During an anal sex scene Rayne filmed with Deen in the mid-aughts, she says, he punched her twice in the face and used such force on her anus that she bled and needed stitches. She finished the scene with a blow job instead. Peters says she specifically told Deen and the director that she wouldn’t have anal sex, but Deen tried anyway. When she pushed him away, Peters alleges, Deen choked her and anally raped her while the camera was rolling.

Nearly as sickening as Deen’s alleged acts are Rayne’s and Peters’ tellings of the indifference they encountered on set, where the rest of the casts and crews ignored or dismissed their protests that they’d been violated. Chico Wang, who directed Rayne’s scene, wrote that it seemed Deen “went a bit overboard” when Rayne couldn’t finish the scene due to “backdoor problems.” “Fortunately she wanted the loads in a very special place. Her choice,” he wrote, positioning Rayne’s alleged rape as a kinky fetish. (Wang died in an apparent suicide in 2007 after police implicated him in the murder of his then-wife.) After Deen allegedly forced anal sex on Peters, she says, “The crew all high-fived him and told him what a great job he did getting an anal scene for the price of a [non-anal] scene.” She called her agent to tell him what happened. “He said I should feel honored that James wanted me so badly because he was one of the best male performers.”

Rayne and Peters are not alone in their experiences with an unsympathetic crowd of bystanders: Aurora Snow, the former porn actress who’s been covering the Deen allegations for the Daily Beast, recounts seeing a porn director, actor, and crew going ahead with a scene after the starring woman passed out cold: They propped her up with her face in a pile of pillows and raped her, Snow says.

It’s likely that the nature of the business makes it more difficult for participants and outsiders to identify rape and call it out.
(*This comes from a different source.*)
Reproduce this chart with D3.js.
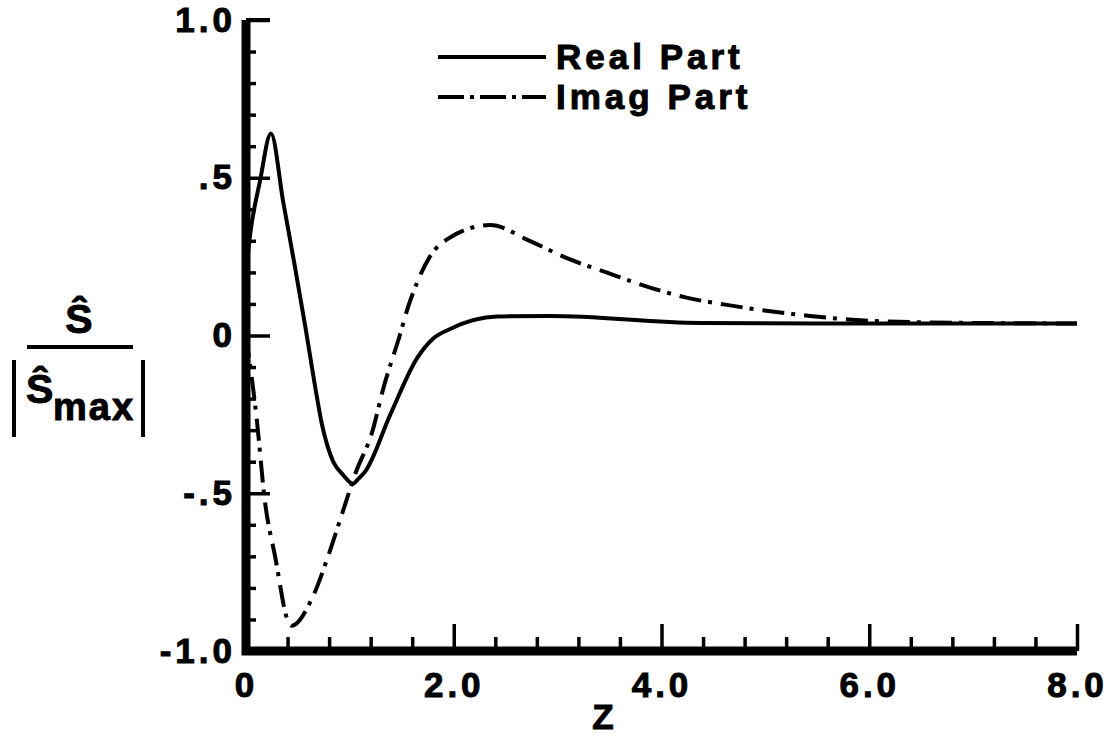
<!DOCTYPE html>
<html>
<head>
  <meta charset="UTF-8">
  <script src="https://d3js.org/d3.v7.min.js"></script>
<style>
  body { margin: 0; background: #fff; }
  text { font-family: "Liberation Sans", Arial, sans-serif; font-weight: bold; fill: #000; stroke: #000; stroke-width: 1px; }
</style>
</head>
<body>
<div id="my_dataviz"></div>
<script>

// real part (solid)
var realZ = [0, 0.04, 0.135, 0.24, 0.36, 0.47, 0.57, 0.68, 0.73, 0.78, 0.84, 0.93, 1.03, 1.08, 1.15, 1.39, 1.65, 1.80, 1.96, 2.42, 2.93, 4.37, 6.0, 8.0];
var realV = [0.20, 0.32, 0.49, 0.64, 0.42, 0.22, 0.03, -0.19, -0.28, -0.345, -0.40, -0.44, -0.47, -0.455, -0.43, -0.25, -0.07, -0.01, 0.02, 0.06, 0.062, 0.04, 0.038, 0.038];

// imag part (dash-dot)
var imagZ = [0, 0.105, 0.18, 0.28, 0.41, 0.44, 0.64, 0.79, 0.93, 1.05, 1.22, 1.32, 1.48, 1.56, 1.65, 1.77, 1.96, 2.35, 2.73, 3.09, 3.47, 3.86, 4.24, 4.63, 5.43, 5.84, 6.5, 8.0];
var imagV = [0, -0.27, -0.52, -0.70, -0.91, -0.92, -0.83, -0.70, -0.56, -0.44, -0.30, -0.17, 0.0, 0.09, 0.17, 0.25, 0.31, 0.35, 0.30, 0.245, 0.20, 0.155, 0.12, 0.097, 0.062, 0.05, 0.042, 0.038];

var xMajor = [0, 2, 4, 6, 8];
var xMajorLabels = ["0", "2.0", "4.0", "6.0", "8.0"];
var xMinor = [0.4, 0.8, 1.2, 1.6, 2.4, 2.8, 3.2, 3.6, 4.4, 4.8, 5.2, 5.6, 6.4, 6.8, 7.2, 7.6];
var yMajor = [1, 0.5, 0, -0.5, -1];
var yMajorLabels = ["1.0", ".5", "0", "-.5", "-1.0"];
var yMinor = [0.9, 0.8, 0.7, 0.6, 0.4, 0.3, 0.2, 0.1, -0.1, -0.2, -0.3, -0.4, -0.6, -0.7, -0.8, -0.9];

var legendNames = ["Real Part", "Imag Part"];

var width = 1118, height = 737;

var svg = d3.select("#my_dataviz")
  .append("svg")
    .attr("width", width)
    .attr("height", height);

var x = d3.scaleLinear().domain([0, 8]).range([246, 1077]);
var y = d3.scaleLinear().domain([-1, 1]).range([651, 20]);

var dashDot = "22,7,4,9";

// curves
var line = d3.line()
  .x(function(d) { return x(d[0]); })
  .y(function(d) { return y(d[1]); })
  .curve(d3.curveMonotoneX);

svg.append("path")
  .datum(d3.zip(realZ, realV))
  .attr("d", line)
  .attr("fill", "none")
  .attr("stroke", "#000")
  .attr("stroke-width", 4);

svg.append("path")
  .datum(d3.zip(imagZ, imagV))
  .attr("d", line)
  .attr("fill", "none")
  .attr("stroke", "#000")
  .attr("stroke-width", 4)
  .attr("stroke-dasharray", dashDot);

// Y axis, ticks point inward
var yAxis = svg.append("g")
  .attr("transform", "translate(" + x(0) + ",0)")
  .call(d3.axisLeft(y).tickValues(yMajor).tickSize(-24).tickPadding(10)
    .tickFormat(function(d, i) { return yMajorLabels[i]; }));
yAxis.select(".domain").remove();

svg.append("g")
  .attr("transform", "translate(" + x(0) + ",0)")
  .call(d3.axisLeft(y).tickValues(yMinor).tickSize(-10).tickFormat(""))
  .select(".domain").remove();

// X axis
var xAxis = svg.append("g")
  .attr("transform", "translate(0," + y(-1) + ")")
  .call(d3.axisBottom(x).tickValues(xMajor).tickSize(-27).tickPadding(21)
    .tickFormat(function(d, i) { return xMajorLabels[i]; }));
xAxis.select(".domain").remove();

svg.append("g")
  .attr("transform", "translate(0," + y(-1) + ")")
  .call(d3.axisBottom(x).tickValues(xMinor).tickSize(-14).tickFormat(""))
  .select(".domain").remove();

svg.selectAll(".tick line")
  .attr("stroke", "#000")
  .attr("stroke-width", 3.5);

svg.selectAll(".tick text")
  .style("font-family", "'Liberation Sans', Arial, sans-serif")
  .style("font-weight", "bold")
  .style("font-size", "35px")
  .style("letter-spacing", "4px")
  .style("stroke", "#000")
  .style("stroke-width", "1px")
  .attr("fill", "#000");

// heavy axis frame
svg.append("path")
  .attr("d", "M" + x(0) + "," + y(1) + "V" + y(-1) + "H" + x(8))
  .attr("fill", "none")
  .attr("stroke", "#000")
  .attr("stroke-width", 9)
  .attr("stroke-linejoin", "miter");
svg.append("line")
  .attr("x1", x(0)).attr("x2", x(0) + 24)
  .attr("y1", y(1)).attr("y2", y(1))
  .attr("stroke", "#000").attr("stroke-width", 4);

// x title
svg.append("text")
  .attr("x", 603).attr("y", 729)
  .attr("text-anchor", "middle")
  .style("font-size", "35px")
  .text("Z");

// y title: S-hat over |S-hat max|
svg.append("text")
  .attr("x", 79).attr("y", 333)
  .attr("text-anchor", "middle")
  .style("font-size", "41px")
  .text("Ŝ");
svg.append("line")
  .attr("x1", 27).attr("x2", 133)
  .attr("y1", 347).attr("y2", 347)
  .attr("stroke", "#000").attr("stroke-width", 4);
svg.append("line")
  .attr("x1", 14).attr("x2", 14).attr("y1", 360).attr("y2", 437)
  .attr("stroke", "#000").attr("stroke-width", 4);
svg.append("line")
  .attr("x1", 143).attr("x2", 143).attr("y1", 360).attr("y2", 437)
  .attr("stroke", "#000").attr("stroke-width", 4);
svg.append("text")
  .attr("x", 26).attr("y", 403)
  .style("font-size", "41px")
  .text("Ŝ");
svg.append("text")
  .attr("x", 53).attr("y", 420)
  .style("font-size", "38px")
  .style("letter-spacing", "2px")
  .text("max");

// legend
var legend = svg.append("g");
legend.selectAll("line")
  .data(legendNames)
  .enter()
  .append("line")
    .attr("x1", 438).attr("x2", 546)
    .attr("y1", function(d, i) { return 57 + i * 40; })
    .attr("y2", function(d, i) { return 57 + i * 40; })
    .attr("stroke", "#000")
    .attr("stroke-width", 4)
    .attr("stroke-dasharray", function(d, i) { return i == 0 ? null : "26,6,4,6"; });
legend.selectAll("text")
  .data(legendNames)
  .enter()
  .append("text")
    .attr("x", 556)
    .attr("y", function(d, i) { return 69 + i * 40; })
    .style("font-size", "35px")
    .style("letter-spacing", "4px")
    .text(function(d) { return d; });

</script>
</body>
</html>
Snow concludes that Deen’s years of acting out scenes of rape and rough sex have blurred the lines between his scripted professional life and his real-world interactions with women:

James Deen gets paid to have rough sex. And by his own admission he’s good at it, maybe even enjoys it. … [In porn,] on-set behaviors and attitudes that would be shocking to most and sometimes even criminal are normalized, and after years of performing, it can be hard to separate the work from reality. … When your job regularly consists of roughing a woman up, ignoring her pleas, and choking her out, do you start to bring some of that behavior home with you? 

Here, though, Snow conflates rough sex or rape fantasies and actual rape. There is nothing wrong or rape-like about enjoying rough sex and being good at it. There is nothing wrong or suspicious about acting out a consensual rape fantasy. But, as in offscreen/noncommercial sex, the entire validity of porn as an industry hinges on consent. Perversely, that may be one reason why a porn actress might feel compelled to stay silent about these kinds of violations: Women who act in adult films are often portrayed as victims with little agency or know-how, who must resort to a demeaning and dangerous career because they have no other options. Stories like the ones Fires, Lux, Rayne, and Peters tell—important as they are—don’t exactly contradict that myth.

But neither porn nor rough sex subjected these women to sexual assault, and they didn’t turn James Deen into a rapist. The allegations against Deen are full of references to ways porn actresses control their own careers: through lists of acts they won’t perform, lists of people they won’t perform with, and contracts that specify exactly what will happen in a scene. Deviating from the agreed-upon variety, timing, and manner of sex is just as wrong as any other kind of assault. The women who’ve told their horrifying stories about Deen know that. Deen and the bystanders who looked on and laughed did, too.